By Tamsen Fadal
I got married less than a year ago. I was 36 and my husband, Matt Titus was 40. In my eyes, it was the perfect age for me to give up my title as Miss and become a Mrs. As I recall, I had some very fun years, met lots of great people and I am still friends with some of my exes (not a bad deal for someone who dated for over a decade!) There was only one thing that bothered me back then, the questions, that I always got from people about my single status. In fact, I recall spending years answering "the questionnaire" that makes all single women shutter with questions such as "when are you going to get married?" followed by, "don't you want to settle down and be happy." Funny, I always thought I was happy. I enjoyed my "singlehood" status tremendously. I always had great friends, my social calendar wasn't lacking, I hit the gym as often as I wanted to and the fact that I wasn't tied down with any responsibilities allowed me to travel the world as a TV journalist.
Then, I met Matt. He allowed me to be myself. He was supportive, loving, easy to be with and above all, my best friend. We were married last October, and we have had an amazing year as "newlyweds," though, I must say, I don't feel any different (always something that I am asked, which may be another post, stay tuned). I am also happy to report people around me who are married seem much more comfortable about the fact I finally said "I do," and have "settled down with someone who makes me happy." We work together as relationship experts, we are co-authors and play together like kids when we have down time, from traveling to running to just "vegging" out on our beanbags. But, I have now recently discovered, there is a backside to the above "questionnaire" with a whole new set of questions, post the walk down the aisle. If you haven't experienced it yourself, I will give you the scoop, the new questions go something like this: "so when are you going to have kids," and "are you talking children, you are not getting any younger?" Thanks for that reminder. While, my sarcastic side wants to lash out with insulting responses, and ask what business is it of anyone's if I decide to have a baby. I want to say mean things and inquire about their happiness, but instead of hurling out nasty remarks, I simply say, we don't know yet. But, this brings another round of comments and inquisitions, including, "there is nothing like having a child to make you feel like a woman." Funny, I thought I was a woman and I feel pretty womanly. I wear makeup, dresses, love my Manolo's and have an amazing career. Isn't that enough to qualify for girl status nowadays? Apparently not. After thinking I had finally made everyone happy as a married woman, I find out that there's more I need to do to make those around me happy. Ironically, it's not even my family asking these questions. They are not begging me to make them grandparents. Instead, it's people who are friends and even acquaintances inquiring about my fertility status. So, I ask you, To Baby Or Not To Baby, That Is The Question. I am not sure if I want to have children, but isn't that a decision "the inquisition" should know about when I decide? I wonder?
By Matt Titus
Baby? Baby! What? Are you serious? We just got married. In fact, it hasn't even been a year. I have two Chihuahuas, a $3500.00 a month apartment to pay for, a hectic schedule and a beautiful wife who is more intelligent than me (which makes me have to actually think a lot in order to keep her interested.) Now, all of a sudden, everyone wants us to have a child. Great idea. No problem. Hey Tamsen, are you aware that everyone wants us to have a baby and evidently it's also chronologically "the perfect time" so I will meet you in the bedroom in ten.

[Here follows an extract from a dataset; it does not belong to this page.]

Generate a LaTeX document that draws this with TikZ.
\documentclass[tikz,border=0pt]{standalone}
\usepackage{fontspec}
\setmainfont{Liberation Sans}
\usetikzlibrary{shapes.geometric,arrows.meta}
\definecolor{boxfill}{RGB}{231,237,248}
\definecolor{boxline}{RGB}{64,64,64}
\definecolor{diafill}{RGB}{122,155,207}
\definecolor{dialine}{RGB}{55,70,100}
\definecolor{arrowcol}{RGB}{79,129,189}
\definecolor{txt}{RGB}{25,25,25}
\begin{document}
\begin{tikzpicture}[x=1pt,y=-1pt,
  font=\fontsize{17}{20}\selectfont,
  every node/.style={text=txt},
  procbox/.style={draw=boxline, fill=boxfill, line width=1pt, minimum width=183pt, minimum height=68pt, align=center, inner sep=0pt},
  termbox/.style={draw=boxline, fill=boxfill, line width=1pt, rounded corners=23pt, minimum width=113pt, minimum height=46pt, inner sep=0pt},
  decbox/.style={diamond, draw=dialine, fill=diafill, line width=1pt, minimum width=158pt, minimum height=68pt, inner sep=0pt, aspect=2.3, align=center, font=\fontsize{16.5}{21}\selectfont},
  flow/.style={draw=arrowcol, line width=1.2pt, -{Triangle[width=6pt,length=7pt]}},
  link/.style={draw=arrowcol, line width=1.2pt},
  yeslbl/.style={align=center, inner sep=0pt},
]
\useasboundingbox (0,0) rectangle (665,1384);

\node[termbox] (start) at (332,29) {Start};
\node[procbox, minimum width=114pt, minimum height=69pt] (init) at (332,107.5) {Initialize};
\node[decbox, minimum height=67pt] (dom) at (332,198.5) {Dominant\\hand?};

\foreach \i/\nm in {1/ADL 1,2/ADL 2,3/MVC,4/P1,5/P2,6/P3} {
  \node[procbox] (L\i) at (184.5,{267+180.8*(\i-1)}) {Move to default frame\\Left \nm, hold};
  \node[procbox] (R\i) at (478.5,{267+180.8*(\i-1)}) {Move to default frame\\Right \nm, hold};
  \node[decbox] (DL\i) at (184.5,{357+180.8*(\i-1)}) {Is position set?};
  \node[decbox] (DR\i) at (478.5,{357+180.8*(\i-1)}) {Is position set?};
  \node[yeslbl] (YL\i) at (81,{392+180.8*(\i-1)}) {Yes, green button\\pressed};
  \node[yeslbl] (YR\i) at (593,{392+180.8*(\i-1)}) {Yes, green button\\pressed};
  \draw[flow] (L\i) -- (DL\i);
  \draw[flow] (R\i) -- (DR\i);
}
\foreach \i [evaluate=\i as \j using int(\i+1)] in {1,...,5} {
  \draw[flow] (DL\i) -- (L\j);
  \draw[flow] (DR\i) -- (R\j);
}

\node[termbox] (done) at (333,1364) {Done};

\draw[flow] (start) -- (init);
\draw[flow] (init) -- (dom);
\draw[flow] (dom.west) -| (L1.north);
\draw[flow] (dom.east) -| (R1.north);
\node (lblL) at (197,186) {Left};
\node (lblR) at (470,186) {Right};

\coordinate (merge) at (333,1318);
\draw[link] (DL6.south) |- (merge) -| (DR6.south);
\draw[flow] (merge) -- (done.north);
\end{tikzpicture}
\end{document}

I'll be honest. I am scared of the being a Dad. First, I am worried it will change the relationship and me. Here are the thoughts that keep replaying themselves in my head over and over again. If I do become a father, will I have turn into one of those "mommy dads" that I see all over the Upper West Side. I see them every Sunday. Perhaps you know them. They are the paunchy guys toting around diaper bags, strollers and have lost all semblance of masculinity. Now before you lash out at me, hear me out. I can eventually see myself chasing my beautiful baby daughter through Central Park on a brisk Saturday afternoon, but the only difference is I haven't gained fifty pounds, Tamsen and I haven't turned into "roommates" yet, and I haven't blown off the gym for three months in order to make weekly play dates. What's the deal here? Why does the addition of a child turn some marriages into a strained friendship? Sorry, I call them as I see them
What I am trying to say, is that I believe the true essence of love and marriage can be lost through the good intentions of each parent sacrificing all of themselves for their children. This all-consuming behavior usually results in the marriage being the ultimate victim. So, my question today: Why does the relationship change so much after a child is born? Isn't the child supposed to be the ultimate product of a loving, caring and beautiful union between two people? In my opinion, biological clocks, family, and friends have no place in the equation of when it's the right time to have a child.

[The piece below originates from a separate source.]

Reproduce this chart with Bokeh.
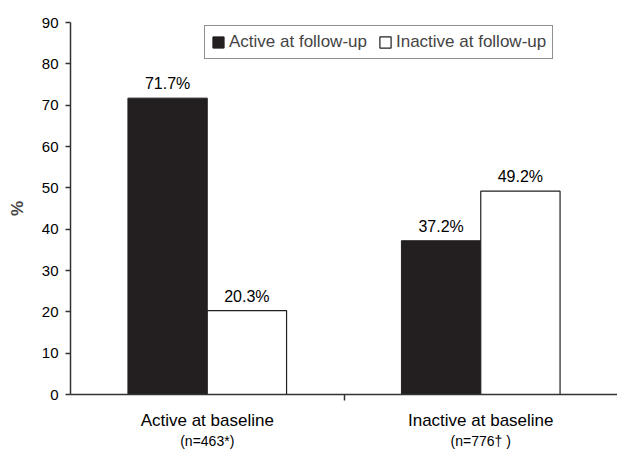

It seems to me that the couples that make the best parents are the most selfish couples. These couples have put themselves, their love and their careers first, so when they start to entertain the idea of a child, they most likely have had personal achievement, career success and relationship fulfillment. They are truly satisfied with themselves and they are truly ready to give 100-percent of themselves to a baby and to each other. They also have mastered balancing their lifestyle and will not allow any part of their lives to be neglected and have a full understanding that without the relationship being first, everything else is meaningless.
But that's my opinion, and I am not yet a parent. I wonder, how do you know the right time?